Viewed from a strategic business model perspective, this might not be a good way to run a vineyard. Surely word will get out that this owner is a push-over, nobody will show up at the marketplace until late in the day, now expecting to get a full day’s wage for not much work. No work will actually get done, the vineyard will go to ruin, and the vineyard owner will go bankrupt from having no crop and too much overhead with labor costs. Sounds like a lousy way to run a business.
Or maybe there’s more going on here. Maybe we are seeing a picture of a Divine Generous Spirit, that is interested in searching the town all day to see that everyone has work to do. That goes out every morning early, looking for workers. Who’s up? who’s ready? who’s in the marketplace ready to work? That keeps going out repeatedly during the day. Who’s still here? Who’s willing to work for me? That goes out even late in the day searching and calling out for anyone who is still available to work in God’s fields. There’s still time, and there’s no penalty for showing up late. At the end of the day those looking for great rewards for their work might be disappointed. All they get is what they were promised. Their daily bread. Like mannah – not too much, not too little. Not a lot of glory, not much more than what they need to live on for that day. But enough. And everybody gets enough. Everybody who wants to work will find good fulfilling work to do.
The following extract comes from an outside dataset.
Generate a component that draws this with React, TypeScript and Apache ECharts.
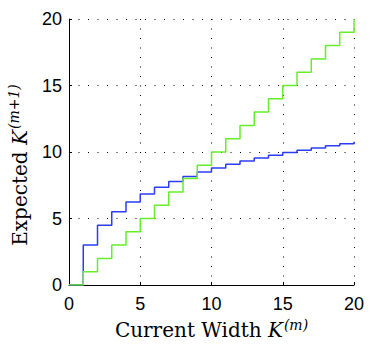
import React, { useEffect, useRef } from "react";
import * as echarts from "echarts";

const widths = [0, 1, 2, 3, 4, 5, 6, 7, 8, 9, 10, 11, 12, 13, 14, 15, 16, 17, 18, 19, 20];
const expectedBlue = [0, 3.0, 4.5, 5.5, 6.25, 6.85, 7.35, 7.78, 8.15, 8.49, 8.79, 9.07, 9.32, 9.55, 9.76, 9.96, 10.14, 10.31, 10.47, 10.62, 10.77];
const expectedGreen = [0, 1, 2, 3, 4, 5, 6, 7, 8, 9, 10, 11, 12, 13, 14, 15, 16, 17, 18, 19, 20];

const serif = "DejaVu Serif, Liberation Serif, serif";
const rich = {
  t: { fontFamily: serif, fontSize: 20, color: "#000" },
  k: { fontFamily: serif, fontSize: 20, fontStyle: "italic", color: "#000" },
  s: { fontFamily: serif, fontSize: 14, fontStyle: "italic", color: "#000", verticalAlign: "top", padding: [0, 0, 11, 1] },
};

export default function App() {
  const ref = useRef<HTMLDivElement>(null);
  useEffect(() => {
    const chart = echarts.init(ref.current!, null, { renderer: "svg" });
    const gridLine = { show: true, lineStyle: { color: "#000", type: [1, 8.5], width: 1 } };
    const axisCommon = {
      type: "value",
      min: 0,
      max: 20,
      interval: 5,
      axisLine: { show: true, onZero: false, lineStyle: { color: "#000", width: 1 } },
      axisTick: { show: true, inside: true, length: 3, lineStyle: { color: "#000" } },
      splitLine: gridLine,
      axisLabel: { color: "#000", fontFamily: "Liberation Sans, Arial, sans-serif", fontSize: 18 },
      nameLocation: "middle",
    };
    chart.setOption({
      animation: false,
      grid: { left: 69, right: 20, top: 19, bottom: 61, containLabel: false, outerBoundsMode: "none" },
      xAxis: {
        ...axisCommon,
        name: "{t|Current Width }{k|K}{s|(m)}",
        nameGap: 32,
        nameTextStyle: { color: "#000", fontFamily: serif, fontSize: 20, rich },
        axisLabel: { ...axisCommon.axisLabel, margin: 10 },
      },
      yAxis: {
        ...axisCommon,
        name: "{t|Expected }{k|K}{s|(m+1)}",
        nameGap: 37,
        nameRotate: 90,
        nameTextStyle: { color: "#000", fontFamily: serif, fontSize: 20, rich, padding: [0, 26, 0, 0] },
        axisLabel: { ...axisCommon.axisLabel, margin: 7 },
      },
      series: [
        {
          type: "line",
          step: "end",
          data: widths.map((w, i) => [w, expectedBlue[i]]),
          showSymbol: false,
          lineStyle: { color: "#2a3cf5", width: 1.5 },
          itemStyle: { color: "#2a3cf5" },
        },
        {
          type: "line",
          step: "end",
          data: widths.map((w, i) => [w, expectedGreen[i]]),
          showSymbol: false,
          lineStyle: { color: "#66ee2a", width: 1.5 },
          itemStyle: { color: "#66ee2a" },
        },
      ],
    });
    return () => chart.dispose();
  }, []);
  return <div ref={ref} style={{ width: 374, height: 346, position: "absolute", left: 0, top: 0 }} />;
}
And maybe it is a good business strategy. Maybe the generosity of this vineyard owner becomes well-known. The idea that everyone has inherent worth no matter their economic input starts catching on. People want to buy from him, or her because she has just and generous labor practices. Pretty soon demand is outpacing supply and the owner needs more land and hires more people. She builds up loyalty with her workers who now have the security of full-time employment with some benefits on the side. They’re able to not only feed their family for the day, but also able to save up a little money and become part owners in the operation. Soon they’re helping make decisions, gaining new skills, and together improving the quality of the vineyard and the whole community.
The kingdom of heaven is like this vineyard. In this great, expansive vineyard, the most important thing is not how much work you do for landowner, but the joyful fact that you are in the vineyard in the first place. I’m guessing this is a vineyard where the frequent sampling of the sweet grapes is smiled upon.
And – our work for this surprising, just, Divine Generous Spirit leads us in the direction of those for whom work is not just. God’s overflowing abundance and desire that all have enough somehow flows into our lives in such a way that we become agents of justice in our relationships, content with our enough. If we allow ourselves to get turned around and spun upside down by a God for whom the first will be last, and the last will be first.